%%

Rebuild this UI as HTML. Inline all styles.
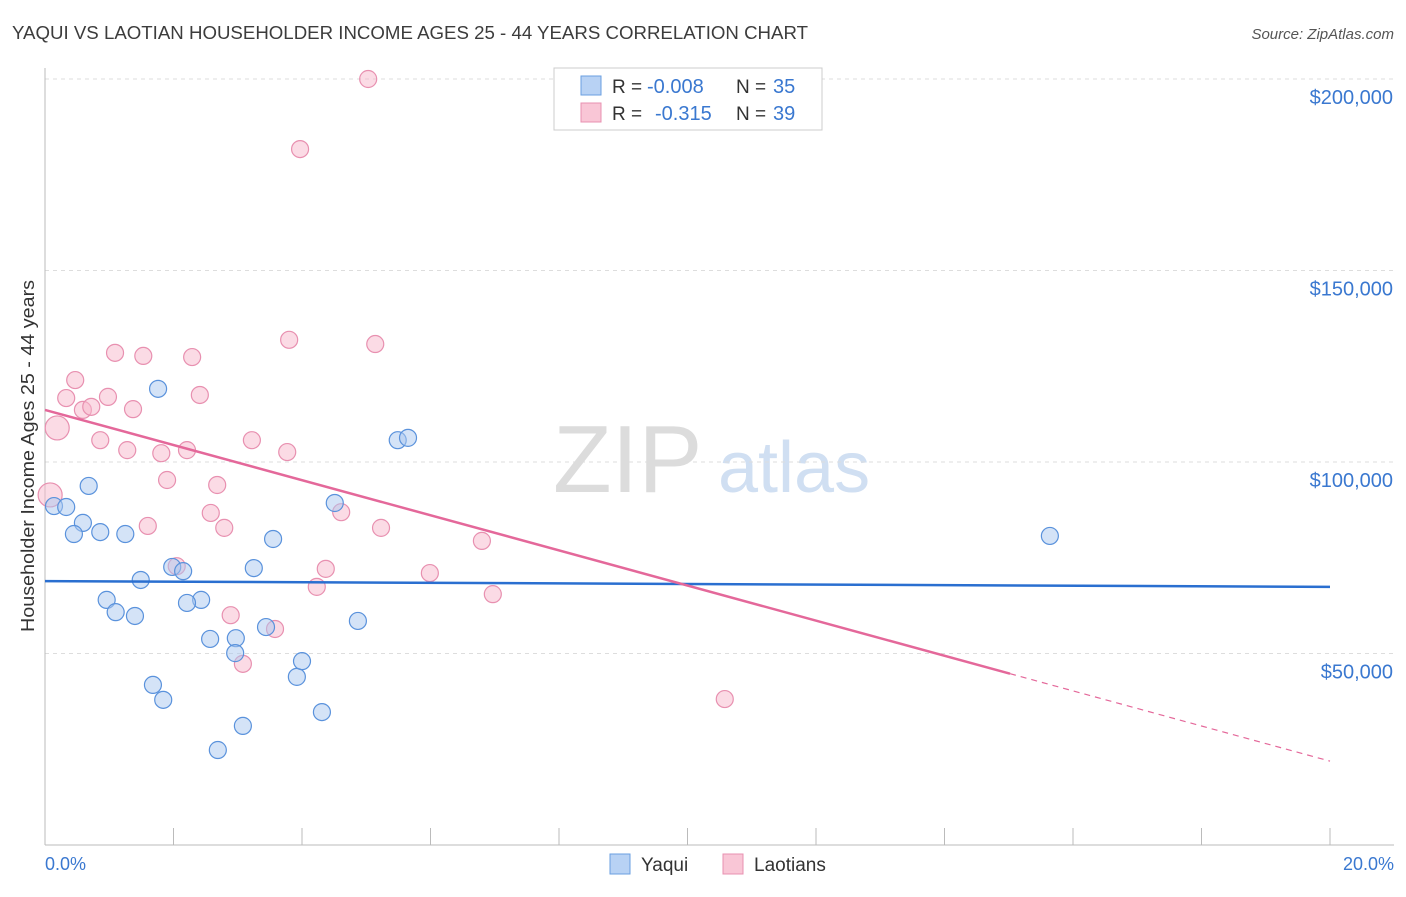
<!DOCTYPE html>
<html><head><meta charset="utf-8"><style>
body{margin:0;background:#fff;font-family:"Liberation Sans",sans-serif;}
svg text{font-family:"Liberation Sans",sans-serif;}
</style></head><body>
<svg id="chart" width="1406" height="892" xmlns="http://www.w3.org/2000/svg">
<text x="12" y="39" font-size="18" fill="#3c3c3c" textLength="796" lengthAdjust="spacingAndGlyphs">YAQUI VS LAOTIAN HOUSEHOLDER INCOME AGES 25 - 44 YEARS CORRELATION CHART</text>
<text x="1394" y="39" font-size="15" fill="#555" text-anchor="end" font-style="italic">Source: ZipAtlas.com</text>
<g>
<text x="553" y="492" font-size="96" fill="#dcdcdc" font-family="Liberation Serif">ZIP</text>
<text x="718" y="492" font-size="72" fill="#d0dff2">atlas</text>
</g>
<g id="grid"></g>
<g id="axes"></g>
<g id="marks"></g>
<text transform="translate(34,456) rotate(-90)" font-size="18" fill="#333" text-anchor="middle" textLength="352" lengthAdjust="spacingAndGlyphs">Householder Income Ages 25 - 44 years</text>
<text x="45" y="870" font-size="18" fill="#3a78d0">0.0%</text>
<text x="1394" y="870" font-size="18" fill="#3a78d0" text-anchor="end">20.0%</text>
<g>
<rect x="554" y="68" width="268" height="62" fill="#fff" stroke="#ccc"/>
<rect x="581" y="76" width="20" height="19" fill="#b8d2f4" stroke="#6a9fe0"/>
<rect x="581" y="103" width="20" height="19" fill="#f9c6d6" stroke="#e890b0"/>
<text x="612" y="93" font-size="19" fill="#333">R =</text>
<text x="647" y="93" font-size="20" fill="#3a78d0">-0.008</text>
<text x="736" y="93" font-size="19" fill="#333">N =</text>
<text x="773" y="93" font-size="20" fill="#3a78d0">35</text>
<text x="612" y="120" font-size="19" fill="#333">R =</text>
<text x="655" y="120" font-size="20" fill="#3a78d0">-0.315</text>
<text x="736" y="120" font-size="19" fill="#333">N =</text>
<text x="773" y="120" font-size="20" fill="#3a78d0">39</text>
</g>
<g>
<rect x="610" y="854" width="20" height="20" fill="#b8d2f4" stroke="#6a9fe0"/>
<text x="641" y="871" font-size="19" fill="#333">Yaqui</text>
<rect x="723" y="854" width="20" height="20" fill="#f9c6d6" stroke="#e890b0"/>
<text x="754" y="871" font-size="19" fill="#333">Laotians</text>
</g>
</svg>
<script>
const yTicks=[50000,100000,150000,200000];
const yTickLabels=["$50,000","$100,000","$150,000","$200,000"];
const xTicks=[0,2,4,6,8,10,12,14,16,18,20];
const yaquiX=[0.14,0.33,0.68,0.59,0.45,0.86,1.25,1.76,1.49,0.96,1.10,1.40,1.98,2.15,2.43,2.21,1.68,1.84,2.57,2.97,2.96,2.69,3.08,3.25,3.55,3.44,3.92,4.00,4.31,4.51,4.87,5.49,5.65,15.64];
const yaquiY=[88500,88250,93750,84100,81200,81700,81200,119100,69200,64000,60800,59800,72600,71500,64000,63200,41800,37900,53800,54000,50100,24800,31100,72300,79900,56900,43900,48000,34700,89300,58500,105700,106300,80700];
const laoX=[5.03,3.97,1.09,1.53,2.29,3.80,5.14,0.47,0.33,0.59,0.72,0.98,1.37,2.41,0.19,0.86,1.28,1.81,2.21,3.22,3.77,1.90,2.68,2.58,1.60,2.79,4.61,5.23,6.80,2.05,4.37,5.99,4.23,6.97,2.89,3.58,3.08,10.58,0.08];
const laoY=[200000,181700,128500,127700,127400,131900,130800,121400,116700,113600,114400,117000,113800,117500,108900,105700,103100,102300,103100,105700,102600,95300,94000,86700,83300,82800,86900,82800,79400,72800,72100,71000,67400,65500,60000,56400,47300,38100,91400];
const yaquiTrend=[68900,67400];
const laoTrend=[113600,21900];
const laoSolidEnd=15.02;
const NS="http://www.w3.org/2000/svg";
const X=v=>45+v/20*1285;
const Y=v=>845-v/50000*191.5;
function mk(tag,attrs,parent){const e=document.createElementNS(NS,tag);for(const k in attrs)e.setAttribute(k,attrs[k]);parent.appendChild(e);return e;}
const grid=document.getElementById('grid'),axes=document.getElementById('axes'),marks=document.getElementById('marks');
yTicks.forEach((t,i)=>{
 const l=mk('line',{x1:45,x2:1394,y1:Y(t),y2:Y(t),stroke:'#ddd','stroke-dasharray':'4,4'},grid);
 
 
 const tx=mk('text',{x:1393,y:Y(t)+25,'font-size':20,fill:'#3a78d0','text-anchor':'end'},axes);
 tx.textContent=yTickLabels[i];
 
 
});
const ya=mk('line',{x1:45,x2:45,y1:68,y2:845,stroke:'#bbb'},axes);


const xa=mk('line',{x1:45,x2:1394,y1:845,y2:845,stroke:'#bbb'},axes);


xTicks.forEach(t=>{
 const l=mk('line',{x1:X(t),x2:X(t),y1:828,y2:845,stroke:'#bbb'},axes);
 
 
});
function dots(xs,ys,fill,stroke,name){
 xs.forEach((x,i)=>{
  const big=(name==='laotians-point'&&(i===14||i===38));
  const c=mk('circle',{cx:X(x),cy:Y(ys[i]),r:big?12:8.5,fill:fill,'fill-opacity':0.5,stroke:stroke,'stroke-width':1.2},marks);
  
  
 });
}
dots(laoX,laoY,'#f7b8cc','#e890b0','laotians-point');
dots(yaquiX,yaquiY,'#a9c8f0','#5a92dc','yaqui-point');
const bt=mk('line',{x1:X(0),y1:Y(yaquiTrend[0]),x2:X(20),y2:Y(yaquiTrend[1]),stroke:'#2a6fd0','stroke-width':2.5},marks);


const lv=x=>laoTrend[0]+(laoTrend[1]-laoTrend[0])*x/20;
const pt=mk('line',{x1:X(0),y1:Y(lv(0)),x2:X(laoSolidEnd),y2:Y(lv(laoSolidEnd)),stroke:'#e4689a','stroke-width':2.5},marks);


const pd=mk('line',{x1:X(laoSolidEnd),y1:Y(lv(laoSolidEnd)),x2:X(20),y2:Y(lv(20)),stroke:'#e4689a','stroke-width':1.2,'stroke-dasharray':'6,5'},marks);


</script>
</body></html>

%%

Set down the material exactly, every line of it, except for the pictures.

Rebuild this UI as HTML. Inline all styles.
<!DOCTYPE html>
<html><head><meta charset="utf-8"><style>
body{margin:0;background:#fff;font-family:"Liberation Sans",sans-serif;}
svg text{font-family:"Liberation Sans",sans-serif;}
</style></head><body>
<svg id="chart" width="1406" height="892" xmlns="http://www.w3.org/2000/svg">
<text x="12" y="39" font-size="18" fill="#3c3c3c" textLength="796" lengthAdjust="spacingAndGlyphs">YAQUI VS LAOTIAN HOUSEHOLDER INCOME AGES 25 - 44 YEARS CORRELATION CHART</text>
<text x="1394" y="39" font-size="15" fill="#555" text-anchor="end" font-style="italic">Source: ZipAtlas.com</text>
<g>
<text x="553" y="492" font-size="96" fill="#dcdcdc" font-family="Liberation Serif">ZIP</text>
<text x="718" y="492" font-size="72" fill="#d0dff2">atlas</text>
</g>
<g id="grid"></g>
<g id="axes"></g>
<g id="marks"></g>
<text transform="translate(34,456) rotate(-90)" font-size="18" fill="#333" text-anchor="middle" textLength="352" lengthAdjust="spacingAndGlyphs">Householder Income Ages 25 - 44 years</text>
<text x="45" y="870" font-size="18" fill="#3a78d0">0.0%</text>
<text x="1394" y="870" font-size="18" fill="#3a78d0" text-anchor="end">20.0%</text>
<g>
<rect x="554" y="68" width="268" height="62" fill="#fff" stroke="#ccc"/>
<rect x="581" y="76" width="20" height="19" fill="#b8d2f4" stroke="#6a9fe0"/>
<rect x="581" y="103" width="20" height="19" fill="#f9c6d6" stroke="#e890b0"/>
<text x="612" y="93" font-size="19" fill="#333">R =</text>
<text x="647" y="93" font-size="20" fill="#3a78d0">-0.008</text>
<text x="736" y="93" font-size="19" fill="#333">N =</text>
<text x="773" y="93" font-size="20" fill="#3a78d0">35</text>
<text x="612" y="120" font-size="19" fill="#333">R =</text>
<text x="655" y="120" font-size="20" fill="#3a78d0">-0.315</text>
<text x="736" y="120" font-size="19" fill="#333">N =</text>
<text x="773" y="120" font-size="20" fill="#3a78d0">39</text>
</g>
<g>
<rect x="610" y="854" width="20" height="20" fill="#b8d2f4" stroke="#6a9fe0"/>
<text x="641" y="871" font-size="19" fill="#333">Yaqui</text>
<rect x="723" y="854" width="20" height="20" fill="#f9c6d6" stroke="#e890b0"/>
<text x="754" y="871" font-size="19" fill="#333">Laotians</text>
</g>
</svg>
<script>
const yTicks=[50000,100000,150000,200000];
const yTickLabels=["$50,000","$100,000","$150,000","$200,000"];
const xTicks=[0,2,4,6,8,10,12,14,16,18,20];
const yaquiX=[0.14,0.33,0.68,0.59,0.45,0.86,1.25,1.76,1.49,0.96,1.10,1.40,1.98,2.15,2.43,2.21,1.68,1.84,2.57,2.97,2.96,2.69,3.08,3.25,3.55,3.44,3.92,4.00,4.31,4.51,4.87,5.49,5.65,15.64];
const yaquiY=[88500,88250,93750,84100,81200,81700,81200,119100,69200,64000,60800,59800,72600,71500,64000,63200,41800,37900,53800,54000,50100,24800,31100,72300,79900,56900,43900,48000,34700,89300,58500,105700,106300,80700];
const laoX=[5.03,3.97,1.09,1.53,2.29,3.80,5.14,0.47,0.33,0.59,0.72,0.98,1.37,2.41,0.19,0.86,1.28,1.81,2.21,3.22,3.77,1.90,2.68,2.58,1.60,2.79,4.61,5.23,6.80,2.05,4.37,5.99,4.23,6.97,2.89,3.58,3.08,10.58,0.08];
const laoY=[200000,181700,128500,127700,127400,131900,130800,121400,116700,113600,114400,117000,113800,117500,108900,105700,103100,102300,103100,105700,102600,95300,94000,86700,83300,82800,86900,82800,79400,72800,72100,71000,67400,65500,60000,56400,47300,38100,91400];
const yaquiTrend=[68900,67400];
const laoTrend=[113600,21900];
const laoSolidEnd=15.02;
const NS="http://www.w3.org/2000/svg";
const X=v=>45+v/20*1285;
const Y=v=>845-v/50000*191.5;
function mk(tag,attrs,parent){const e=document.createElementNS(NS,tag);for(const k in attrs)e.setAttribute(k,attrs[k]);parent.appendChild(e);return e;}
const grid=document.getElementById('grid'),axes=document.getElementById('axes'),marks=document.getElementById('marks');
yTicks.forEach((t,i)=>{
 const l=mk('line',{x1:45,x2:1394,y1:Y(t),y2:Y(t),stroke:'#ddd','stroke-dasharray':'4,4'},grid);
 
 
 const tx=mk('text',{x:1393,y:Y(t)+25,'font-size':20,fill:'#3a78d0','text-anchor':'end'},axes);
 tx.textContent=yTickLabels[i];
 
 
});
const ya=mk('line',{x1:45,x2:45,y1:68,y2:845,stroke:'#bbb'},axes);


const xa=mk('line',{x1:45,x2:1394,y1:845,y2:845,stroke:'#bbb'},axes);


xTicks.forEach(t=>{
 const l=mk('line',{x1:X(t),x2:X(t),y1:828,y2:845,stroke:'#bbb'},axes);
 
 
});
function dots(xs,ys,fill,stroke,name){
 xs.forEach((x,i)=>{
  const big=(name==='laotians-point'&&(i===14||i===38));
  const c=mk('circle',{cx:X(x),cy:Y(ys[i]),r:big?12:8.5,fill:fill,'fill-opacity':0.5,stroke:stroke,'stroke-width':1.2},marks);
  
  
 });
}
dots(laoX,laoY,'#f7b8cc','#e890b0','laotians-point');
dots(yaquiX,yaquiY,'#a9c8f0','#5a92dc','yaqui-point');
const bt=mk('line',{x1:X(0),y1:Y(yaquiTrend[0]),x2:X(20),y2:Y(yaquiTrend[1]),stroke:'#2a6fd0','stroke-width':2.5},marks);


const lv=x=>laoTrend[0]+(laoTrend[1]-laoTrend[0])*x/20;
const pt=mk('line',{x1:X(0),y1:Y(lv(0)),x2:X(laoSolidEnd),y2:Y(lv(laoSolidEnd)),stroke:'#e4689a','stroke-width':2.5},marks);


const pd=mk('line',{x1:X(laoSolidEnd),y1:Y(lv(laoSolidEnd)),x2:X(20),y2:Y(lv(20)),stroke:'#e4689a','stroke-width':1.2,'stroke-dasharray':'6,5'},marks);


</script>
</body></html>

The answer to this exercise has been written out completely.